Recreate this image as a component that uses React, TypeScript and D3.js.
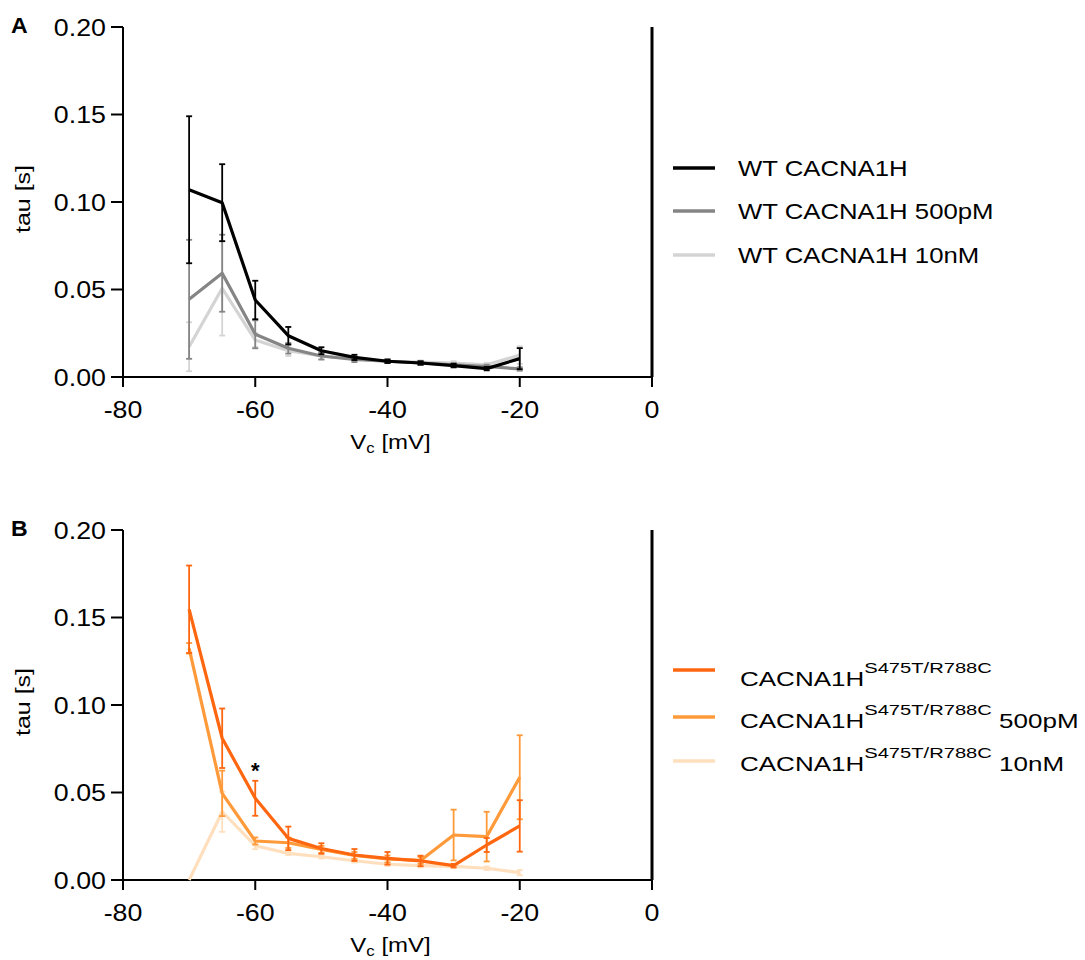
import React from "react";
import * as d3 from "d3";

const voltages = [-70, -65, -60, -55, -50, -45, -40, -35, -30, -25, -20];
const xTicks = [-80, -60, -40, -20, 0];
const yTicks = [0, 0.05, 0.1, 0.15, 0.2];

const wtMean = [0.107, 0.0996, 0.044, 0.0236, 0.015, 0.0112, 0.009, 0.008, 0.0065, 0.0048, 0.0105];
const wtErr = [0.042, 0.022, 0.011, 0.005, 0.002, 0.0015, 0.001, 0.001, 0.001, 0.001, 0.006];
const wt500Mean = [0.0444, 0.0593, 0.0244, 0.0164, 0.012, 0.01, 0.009, 0.008, 0.007, 0.006, 0.0046];
const wt500Err = [0.034, 0.022, 0.008, 0.003, 0.002, 0.0015, 0.001, 0.001, 0.001, 0.001, 0.001];
const wt10Mean = [0.0173, 0.0507, 0.0211, 0.015, 0.012, 0.0105, 0.009, 0.0085, 0.008, 0.007, 0.0125];
const wt10Err = [0.014, 0.027, 0.004, 0.003, 0.002, 0.0015, 0.001, 0.001, 0.001, 0.001, 0.005];

const mutMean = [0.1547, 0.081, 0.0467, 0.0238, 0.018, 0.0143, 0.0124, 0.0109, 0.0082, 0.02, 0.0309];
const mutErr = [0.025, 0.017, 0.01, 0.0067, 0.003, 0.0034, 0.0036, 0.003, 0.001, 0.004, 0.0147];
const mut500Mean = [0.1324, 0.0495, 0.0223, 0.0213, 0.0175, 0.014, 0.012, 0.0112, 0.0257, 0.0248, 0.0587];
const mut500Err = [0.003, 0.013, 0.002, 0.003, 0.002, 0.002, 0.002, 0.002, 0.0145, 0.0142, 0.024];
const mut10Mean = [0.0, 0.039, 0.0196, 0.0152, 0.0133, 0.011, 0.009, 0.0082, 0.0078, 0.0067, 0.0042];
const mut10Err = [0.0, 0.0115, 0.002, 0.001, 0.001, 0.001, 0.001, 0.001, 0.001, 0.001, 0.0015];

type Series = { name: string; sup?: string; suffix?: string; color: string; mean: number[]; err: number[] };

const seriesA: Series[] = [
  { name: "WT CACNA1H", color: "#000000", mean: wtMean, err: wtErr },
  { name: "WT CACNA1H 500pM", color: "#858585", mean: wt500Mean, err: wt500Err },
  { name: "WT CACNA1H 10nM", color: "#d4d4d4", mean: wt10Mean, err: wt10Err },
];
const seriesB: Series[] = [
  { name: "CACNA1H", sup: "S475T/R788C", suffix: "", color: "#ff6610", mean: mutMean, err: mutErr },
  { name: "CACNA1H", sup: "S475T/R788C", suffix: " 500pM", color: "#ff9a3a", mean: mut500Mean, err: mut500Err },
  { name: "CACNA1H", sup: "S475T/R788C", suffix: " 10nM", color: "#ffdfbd", mean: mut10Mean, err: mut10Err },
];

const FONT = "'Liberation Sans', Arial, sans-serif";

function T({ x, y, sx = 1, rot = 0, size, anchor = "start", weight = "normal", children }: any) {
  return (
    <text
      transform={`translate(${x},${y})${rot ? ` rotate(${rot})` : ""} scale(${sx},1)`}
      fontSize={size}
      textAnchor={anchor}
      fontWeight={weight}
    >
      {children}
    </text>
  );
}

function Panel({ top, label, series, star, legendRows, legendBase, legendX }: {
  top: number; label: string; series: Series[]; star?: { v: number; y: number };
  legendRows: number[]; legendBase: number[]; legendX: number;
}) {
  const left = 123;
  const right = 652;
  const h = 350;
  const x = d3.scaleLinear().domain([-80, 0]).range([left, right]);
  const y = d3.scaleLinear().domain([0, 0.2]).range([top + h, top]);
  const line = d3
    .line<number>()
    .x((_, i) => x(voltages[i]))
    .y((d) => y(d));
  const drawOrder = [...series].reverse();
  return (
    <g fontFamily={FONT}>
      <T x={11} y={top + 6} size={22} sx={1.05} weight="bold">{label}</T>
      {/* y axis */}
      <line x1={left} x2={left} y1={top} y2={top + h} stroke="#000" strokeWidth={2} />
      {yTicks.map((t) => (
        <g key={t}>
          <line x1={left - 12} x2={left} y1={y(t)} y2={y(t)} stroke="#000" strokeWidth={2} />
          <T x={left - 17} y={y(t) + 8.5} size={23.5} sx={1.14} anchor="end">{t.toFixed(2)}</T>
        </g>
      ))}
      <T x={30} y={top + 172} rot={-90} size={20} sx={1.25} anchor="middle">tau [s]</T>
      {/* x axis */}
      <line x1={left} x2={right} y1={top + h} y2={top + h} stroke="#000" strokeWidth={2} />
      {xTicks.map((t) => (
        <g key={t}>
          <line x1={x(t)} x2={x(t)} y1={top + h} y2={top + h + 10} stroke="#000" strokeWidth={2} />
          <T x={x(t)} y={top + h + 41} size={23.5} sx={1.14} anchor="middle">{t}</T>
        </g>
      ))}
      <T x={(left + right) / 2 + 3} y={top + h + 72} size={20} sx={1.2} anchor="middle">
        V<tspan fontSize={14} dy={4}>c</tspan>
        <tspan dy={-4}> [mV]</tspan>
      </T>
      {/* right border */}
      <line x1={right} x2={right} y1={top} y2={top + h} stroke="#000" strokeWidth={3} />
      {/* data */}
      {drawOrder.map((s, si) => (
        <g key={si}>
          {s.mean.map((m, i) => {
            const e = s.err[i];
            if (e <= 0) return null;
            const cx = x(voltages[i]);
            return (
              <g key={i} stroke={s.color} strokeWidth={1.8}>
                <line x1={cx} x2={cx} y1={y(m + e)} y2={y(Math.max(0, m - e))} />
                <line x1={cx - 3} x2={cx + 3} y1={y(m + e)} y2={y(m + e)} />
                <line x1={cx - 3} x2={cx + 3} y1={y(Math.max(0, m - e))} y2={y(Math.max(0, m - e))} />
              </g>
            );
          })}
          <path d={line(s.mean) || ""} fill="none" stroke={s.color} strokeWidth={3.2} strokeLinejoin="round" />
        </g>
      ))}
      {star && (
        <T x={x(star.v)} y={y(star.y) + 10} size={22} anchor="middle" weight="bold">*</T>
      )}
      {/* legend */}
      {series.map((s, i) => (
        <g key={i}>
          <line x1={673} x2={715} y1={legendRows[i]} y2={legendRows[i]} stroke={s.color} strokeWidth={3.5} />
          {s.sup ? (
            <T x={legendX} y={legendBase[i]} size={20} sx={1.3}>
              {s.name}
              <tspan fontSize={15.5} dy={-13}>{s.sup}</tspan>
              {s.suffix ? <tspan dy={13}>{s.suffix}</tspan> : null}
            </T>
          ) : (
            <T x={legendX} y={legendBase[i]} size={22} sx={1.17}>{s.name}</T>
          )}
        </g>
      ))}
    </g>
  );
}

export default function App() {
  return (
    <svg width={1085} height={960} style={{ position: "absolute", left: 0, top: 0, background: "#fff" }}>
      <rect width={1085} height={960} fill="#fff" />
      <Panel top={27} label="A" series={seriesA} legendRows={[168, 211, 255]} legendBase={[176, 219, 263]} legendX={738} />
      <Panel top={530} label="B" series={seriesB} star={{ v: -60, y: 0.064 }} legendRows={[670, 717, 761]} legendBase={[686, 728, 771]} legendX={740} />
    </svg>
  );
}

[REQUIREMENT]
All of the material above needs to be restated exactly, with no pictures.

[RESPONSE]
Recreate this image as a component that uses React, TypeScript and D3.js.
import React from "react";
import * as d3 from "d3";

const voltages = [-70, -65, -60, -55, -50, -45, -40, -35, -30, -25, -20];
const xTicks = [-80, -60, -40, -20, 0];
const yTicks = [0, 0.05, 0.1, 0.15, 0.2];

const wtMean = [0.107, 0.0996, 0.044, 0.0236, 0.015, 0.0112, 0.009, 0.008, 0.0065, 0.0048, 0.0105];
const wtErr = [0.042, 0.022, 0.011, 0.005, 0.002, 0.0015, 0.001, 0.001, 0.001, 0.001, 0.006];
const wt500Mean = [0.0444, 0.0593, 0.0244, 0.0164, 0.012, 0.01, 0.009, 0.008, 0.007, 0.006, 0.0046];
const wt500Err = [0.034, 0.022, 0.008, 0.003, 0.002, 0.0015, 0.001, 0.001, 0.001, 0.001, 0.001];
const wt10Mean = [0.0173, 0.0507, 0.0211, 0.015, 0.012, 0.0105, 0.009, 0.0085, 0.008, 0.007, 0.0125];
const wt10Err = [0.014, 0.027, 0.004, 0.003, 0.002, 0.0015, 0.001, 0.001, 0.001, 0.001, 0.005];

const mutMean = [0.1547, 0.081, 0.0467, 0.0238, 0.018, 0.0143, 0.0124, 0.0109, 0.0082, 0.02, 0.0309];
const mutErr = [0.025, 0.017, 0.01, 0.0067, 0.003, 0.0034, 0.0036, 0.003, 0.001, 0.004, 0.0147];
const mut500Mean = [0.1324, 0.0495, 0.0223, 0.0213, 0.0175, 0.014, 0.012, 0.0112, 0.0257, 0.0248, 0.0587];
const mut500Err = [0.003, 0.013, 0.002, 0.003, 0.002, 0.002, 0.002, 0.002, 0.0145, 0.0142, 0.024];
const mut10Mean = [0.0, 0.039, 0.0196, 0.0152, 0.0133, 0.011, 0.009, 0.0082, 0.0078, 0.0067, 0.0042];
const mut10Err = [0.0, 0.0115, 0.002, 0.001, 0.001, 0.001, 0.001, 0.001, 0.001, 0.001, 0.0015];

type Series = { name: string; sup?: string; suffix?: string; color: string; mean: number[]; err: number[] };

const seriesA: Series[] = [
  { name: "WT CACNA1H", color: "#000000", mean: wtMean, err: wtErr },
  { name: "WT CACNA1H 500pM", color: "#858585", mean: wt500Mean, err: wt500Err },
  { name: "WT CACNA1H 10nM", color: "#d4d4d4", mean: wt10Mean, err: wt10Err },
];
const seriesB: Series[] = [
  { name: "CACNA1H", sup: "S475T/R788C", suffix: "", color: "#ff6610", mean: mutMean, err: mutErr },
  { name: "CACNA1H", sup: "S475T/R788C", suffix: " 500pM", color: "#ff9a3a", mean: mut500Mean, err: mut500Err },
  { name: "CACNA1H", sup: "S475T/R788C", suffix: " 10nM", color: "#ffdfbd", mean: mut10Mean, err: mut10Err },
];

const FONT = "'Liberation Sans', Arial, sans-serif";

function T({ x, y, sx = 1, rot = 0, size, anchor = "start", weight = "normal", children }: any) {
  return (
    <text
      transform={`translate(${x},${y})${rot ? ` rotate(${rot})` : ""} scale(${sx},1)`}
      fontSize={size}
      textAnchor={anchor}
      fontWeight={weight}
    >
      {children}
    </text>
  );
}

function Panel({ top, label, series, star, legendRows, legendBase, legendX }: {
  top: number; label: string; series: Series[]; star?: { v: number; y: number };
  legendRows: number[]; legendBase: number[]; legendX: number;
}) {
  const left = 123;
  const right = 652;
  const h = 350;
  const x = d3.scaleLinear().domain([-80, 0]).range([left, right]);
  const y = d3.scaleLinear().domain([0, 0.2]).range([top + h, top]);
  const line = d3
    .line<number>()
    .x((_, i) => x(voltages[i]))
    .y((d) => y(d));
  const drawOrder = [...series].reverse();
  return (
    <g fontFamily={FONT}>
      <T x={11} y={top + 6} size={22} sx={1.05} weight="bold">{label}</T>
      {/* y axis */}
      <line x1={left} x2={left} y1={top} y2={top + h} stroke="#000" strokeWidth={2} />
      {yTicks.map((t) => (
        <g key={t}>
          <line x1={left - 12} x2={left} y1={y(t)} y2={y(t)} stroke="#000" strokeWidth={2} />
          <T x={left - 17} y={y(t) + 8.5} size={23.5} sx={1.14} anchor="end">{t.toFixed(2)}</T>
        </g>
      ))}
      <T x={30} y={top + 172} rot={-90} size={20} sx={1.25} anchor="middle">tau [s]</T>
      {/* x axis */}
      <line x1={left} x2={right} y1={top + h} y2={top + h} stroke="#000" strokeWidth={2} />
      {xTicks.map((t) => (
        <g key={t}>
          <line x1={x(t)} x2={x(t)} y1={top + h} y2={top + h + 10} stroke="#000" strokeWidth={2} />
          <T x={x(t)} y={top + h + 41} size={23.5} sx={1.14} anchor="middle">{t}</T>
        </g>
      ))}
      <T x={(left + right) / 2 + 3} y={top + h + 72} size={20} sx={1.2} anchor="middle">
        V<tspan fontSize={14} dy={4}>c</tspan>
        <tspan dy={-4}> [mV]</tspan>
      </T>
      {/* right border */}
      <line x1={right} x2={right} y1={top} y2={top + h} stroke="#000" strokeWidth={3} />
      {/* data */}
      {drawOrder.map((s, si) => (
        <g key={si}>
          {s.mean.map((m, i) => {
            const e = s.err[i];
            if (e <= 0) return null;
            const cx = x(voltages[i]);
            return (
              <g key={i} stroke={s.color} strokeWidth={1.8}>
                <line x1={cx} x2={cx} y1={y(m + e)} y2={y(Math.max(0, m - e))} />
                <line x1={cx - 3} x2={cx + 3} y1={y(m + e)} y2={y(m + e)} />
                <line x1={cx - 3} x2={cx + 3} y1={y(Math.max(0, m - e))} y2={y(Math.max(0, m - e))} />
              </g>
            );
          })}
          <path d={line(s.mean) || ""} fill="none" stroke={s.color} strokeWidth={3.2} strokeLinejoin="round" />
        </g>
      ))}
      {star && (
        <T x={x(star.v)} y={y(star.y) + 10} size={22} anchor="middle" weight="bold">*</T>
      )}
      {/* legend */}
      {series.map((s, i) => (
        <g key={i}>
          <line x1={673} x2={715} y1={legendRows[i]} y2={legendRows[i]} stroke={s.color} strokeWidth={3.5} />
          {s.sup ? (
            <T x={legendX} y={legendBase[i]} size={20} sx={1.3}>
              {s.name}
              <tspan fontSize={15.5} dy={-13}>{s.sup}</tspan>
              {s.suffix ? <tspan dy={13}>{s.suffix}</tspan> : null}
            </T>
          ) : (
            <T x={legendX} y={legendBase[i]} size={22} sx={1.17}>{s.name}</T>
          )}
        </g>
      ))}
    </g>
  );
}

export default function App() {
  return (
    <svg width={1085} height={960} style={{ position: "absolute", left: 0, top: 0, background: "#fff" }}>
      <rect width={1085} height={960} fill="#fff" />
      <Panel top={27} label="A" series={seriesA} legendRows={[168, 211, 255]} legendBase={[176, 219, 263]} legendX={738} />
      <Panel top={530} label="B" series={seriesB} star={{ v: -60, y: 0.064 }} legendRows={[670, 717, 761]} legendBase={[686, 728, 771]} legendX={740} />
    </svg>
  );
}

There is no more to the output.